5 2020-11-13 11:29:56 Ostatnio edytowany przez MagdaLena1111 (2020-11-13 11:30:49)
Według mnie wątpliwości są słuszne i jakbyś chciała mojego błogosławieństwa do Twojego postanowienia, że się nie pchasz w tę znajomość/relację, to udzielam go Tobie ;-)
Ale jak się zdecydujesz powiedzieć sprawdzam, to spodziewałabym się, że w miarę rozwoju znajomości poznasz historię jego nieudanych relacji z „niedobrymi” kobietami, z których jedna była gorsza od drugiej. Pewnie przez pewien czas będziesz jedynym (poza mamą i babcia oczywiście) chlubnym wyjątkiem) i być może, żeby utrzymać tę wyjątkową pozycję zaczniesz się autocenzurować, żeby nie padł cień podejrzenia, że Ty także z tych „niedobrych”. Żadnych zgrzytów z Twojej strony, żadnych sprzeciwów, marudzenia i takie tam. Ale nic bardziej mylnego, bo prędzej czy później i tak znajdziesz się w sytuacjach, kiedy będziesz zachowywała się jak „niedobra” kobieta. Aż pewnego dnia, zanim się obrócisz staniesz się kolejną „niedobrą” kobietą, pewnie najgorszą że wszystkich, z którymi miał...przyjemność się spotkać w swoim życiu (poza mamą i babcią oczywiście).
Daj znać, co zdecydowałaś, a szczególnie za rok lub dwa, gdy zdecydujesz się na sprawdzenie.
6 2020-11-13 12:21:56 Ostatnio edytowany przez Bullinka (2020-11-13 12:23:20)

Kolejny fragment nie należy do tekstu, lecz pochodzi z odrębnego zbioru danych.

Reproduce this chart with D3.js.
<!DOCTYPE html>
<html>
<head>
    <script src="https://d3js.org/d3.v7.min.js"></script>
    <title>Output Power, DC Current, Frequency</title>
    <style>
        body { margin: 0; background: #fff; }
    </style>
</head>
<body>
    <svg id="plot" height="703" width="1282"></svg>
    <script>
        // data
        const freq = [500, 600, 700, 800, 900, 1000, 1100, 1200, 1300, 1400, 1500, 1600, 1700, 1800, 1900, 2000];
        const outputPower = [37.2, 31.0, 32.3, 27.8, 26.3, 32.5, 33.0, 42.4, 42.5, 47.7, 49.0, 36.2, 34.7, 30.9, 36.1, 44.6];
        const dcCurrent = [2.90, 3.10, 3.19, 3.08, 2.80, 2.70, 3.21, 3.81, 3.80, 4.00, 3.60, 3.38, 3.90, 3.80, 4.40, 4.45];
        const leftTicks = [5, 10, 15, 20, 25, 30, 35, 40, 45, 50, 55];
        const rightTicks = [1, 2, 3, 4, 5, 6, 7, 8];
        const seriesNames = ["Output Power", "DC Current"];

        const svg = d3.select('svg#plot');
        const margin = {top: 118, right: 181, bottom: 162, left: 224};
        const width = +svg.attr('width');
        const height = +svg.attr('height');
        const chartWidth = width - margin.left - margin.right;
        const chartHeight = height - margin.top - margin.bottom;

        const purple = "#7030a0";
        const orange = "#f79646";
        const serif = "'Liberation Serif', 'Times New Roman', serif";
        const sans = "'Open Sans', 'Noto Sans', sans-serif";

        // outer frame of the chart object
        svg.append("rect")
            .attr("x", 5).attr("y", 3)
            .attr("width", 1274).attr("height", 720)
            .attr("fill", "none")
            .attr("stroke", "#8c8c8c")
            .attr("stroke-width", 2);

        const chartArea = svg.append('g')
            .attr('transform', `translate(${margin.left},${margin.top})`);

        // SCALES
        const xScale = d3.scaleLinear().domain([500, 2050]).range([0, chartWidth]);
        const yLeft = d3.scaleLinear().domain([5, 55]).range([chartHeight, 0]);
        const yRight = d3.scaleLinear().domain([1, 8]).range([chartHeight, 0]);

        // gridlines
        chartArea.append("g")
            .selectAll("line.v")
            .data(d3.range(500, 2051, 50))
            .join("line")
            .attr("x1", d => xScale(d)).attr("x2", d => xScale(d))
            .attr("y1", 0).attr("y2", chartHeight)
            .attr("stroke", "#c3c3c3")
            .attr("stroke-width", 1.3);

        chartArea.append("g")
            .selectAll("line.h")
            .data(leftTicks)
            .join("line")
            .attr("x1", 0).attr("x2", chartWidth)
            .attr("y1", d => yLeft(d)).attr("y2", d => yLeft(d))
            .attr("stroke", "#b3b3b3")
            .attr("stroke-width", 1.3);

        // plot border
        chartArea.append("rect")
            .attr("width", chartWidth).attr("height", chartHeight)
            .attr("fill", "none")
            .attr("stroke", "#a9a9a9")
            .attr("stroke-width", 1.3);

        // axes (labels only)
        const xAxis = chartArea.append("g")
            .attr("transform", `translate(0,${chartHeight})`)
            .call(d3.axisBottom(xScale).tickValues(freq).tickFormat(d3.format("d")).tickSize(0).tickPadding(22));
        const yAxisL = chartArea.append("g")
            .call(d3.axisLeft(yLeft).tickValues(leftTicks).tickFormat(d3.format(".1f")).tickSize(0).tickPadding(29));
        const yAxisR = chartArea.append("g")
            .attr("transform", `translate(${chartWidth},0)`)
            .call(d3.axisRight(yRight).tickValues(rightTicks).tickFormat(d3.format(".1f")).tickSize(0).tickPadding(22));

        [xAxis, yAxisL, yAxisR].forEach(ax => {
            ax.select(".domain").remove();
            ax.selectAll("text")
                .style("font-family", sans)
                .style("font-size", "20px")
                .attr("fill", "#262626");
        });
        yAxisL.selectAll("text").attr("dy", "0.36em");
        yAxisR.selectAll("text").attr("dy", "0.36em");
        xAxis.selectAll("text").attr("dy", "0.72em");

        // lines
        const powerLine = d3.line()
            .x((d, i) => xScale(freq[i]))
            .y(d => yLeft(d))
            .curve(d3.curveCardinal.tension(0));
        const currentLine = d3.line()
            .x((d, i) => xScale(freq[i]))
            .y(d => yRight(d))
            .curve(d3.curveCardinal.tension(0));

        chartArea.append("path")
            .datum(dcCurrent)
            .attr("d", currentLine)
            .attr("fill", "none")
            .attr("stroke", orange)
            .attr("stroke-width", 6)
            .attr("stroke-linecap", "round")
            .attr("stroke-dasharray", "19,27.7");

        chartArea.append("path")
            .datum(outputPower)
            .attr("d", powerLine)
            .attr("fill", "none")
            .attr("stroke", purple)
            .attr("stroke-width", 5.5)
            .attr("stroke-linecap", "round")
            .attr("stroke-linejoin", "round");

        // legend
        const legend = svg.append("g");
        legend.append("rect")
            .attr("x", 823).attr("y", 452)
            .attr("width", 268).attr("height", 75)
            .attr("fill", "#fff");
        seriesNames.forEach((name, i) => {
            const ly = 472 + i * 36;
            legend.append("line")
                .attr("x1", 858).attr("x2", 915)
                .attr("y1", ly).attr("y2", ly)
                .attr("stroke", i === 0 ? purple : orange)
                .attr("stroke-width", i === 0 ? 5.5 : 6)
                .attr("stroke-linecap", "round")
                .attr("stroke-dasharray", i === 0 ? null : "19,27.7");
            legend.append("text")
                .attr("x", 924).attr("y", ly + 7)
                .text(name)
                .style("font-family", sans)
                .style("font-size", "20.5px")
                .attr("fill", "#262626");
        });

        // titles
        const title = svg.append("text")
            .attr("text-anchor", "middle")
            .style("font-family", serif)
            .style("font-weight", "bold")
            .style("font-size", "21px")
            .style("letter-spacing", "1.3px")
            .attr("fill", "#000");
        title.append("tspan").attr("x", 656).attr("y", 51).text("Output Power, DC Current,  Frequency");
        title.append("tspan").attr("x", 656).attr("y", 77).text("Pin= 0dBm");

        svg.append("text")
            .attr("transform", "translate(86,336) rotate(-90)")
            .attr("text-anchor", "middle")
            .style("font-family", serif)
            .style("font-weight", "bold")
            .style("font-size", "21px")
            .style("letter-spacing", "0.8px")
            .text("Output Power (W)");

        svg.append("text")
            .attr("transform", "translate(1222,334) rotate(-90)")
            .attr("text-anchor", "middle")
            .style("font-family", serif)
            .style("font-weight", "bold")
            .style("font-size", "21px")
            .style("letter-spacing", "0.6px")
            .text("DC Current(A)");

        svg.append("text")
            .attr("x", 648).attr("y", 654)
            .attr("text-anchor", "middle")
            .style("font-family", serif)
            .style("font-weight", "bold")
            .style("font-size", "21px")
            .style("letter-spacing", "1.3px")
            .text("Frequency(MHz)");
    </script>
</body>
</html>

Pytasz...dla mnie: sama udzielilas sobie odpowiedzi. Twoj instynkt podpowiada aby wyautowac pana ze swojego zycia.
Zwierzeta korzystaja ze wskazowek instynktu. Gdy czuja, ze cos jest niebezpieczne, cos im zagraza to zwyczajnie odchodza od z takiego miejsca.
Skoro czujesz tak a nie inaczej ( nota bene nie dziwie sie odczuciom ) to posluchaj sugestii swojej podswiadomosci i zwiej zanim sie zaangazujesz a po paru latach, gdy juz zostaniesz z nalepka "bo to zla kobieta byla" i psychika w proszku zechcesz zbierac resztki swojego jestestwa.
Intuicja dobrze podpowiada. Na pewno facet szanujący kobiety.... I nawet widać jak na dłoni czego pewnie będzie po Tobie oczekiwał. Chcesz tego?
8 2020-11-13 22:31:14 Ostatnio edytowany przez Syl (2020-11-13 22:32:55)
Osobę do wspólnego życia poznaje się na żywo. Albo wcale - lepsze to niż rozczarowanie.
Nienawiść do kobiet zwykle wiąże się z tym, że facet szuka na nich jakiejś zemsty. To nie jest normalne, że się nienawidzi przedstawicieli całej płci, uważa kobiety za idiotki. Cóż, poznałam kiedyś faceta z podobnymi poglądami. Też uważał, że kobiety są głupie, do niczego się nie nadają, nie mają żadnych ambicji ani zainteresowań. A przy tym wierzył, że każda samica pomimo wrodzonej głupoty jest też przerażająco sprytną i wybitną intrygantką Sam bez matury, zainteresowania typu piwo i piłka nożna... Najlepiej uznać, ze problem nie leży w nas, a to kobiety są jakieś głupie.
Ja bym sobie dała z nim spokój...
Nie wydaje Ci się, to jest psychol. Nie warto tracić na niego czasu.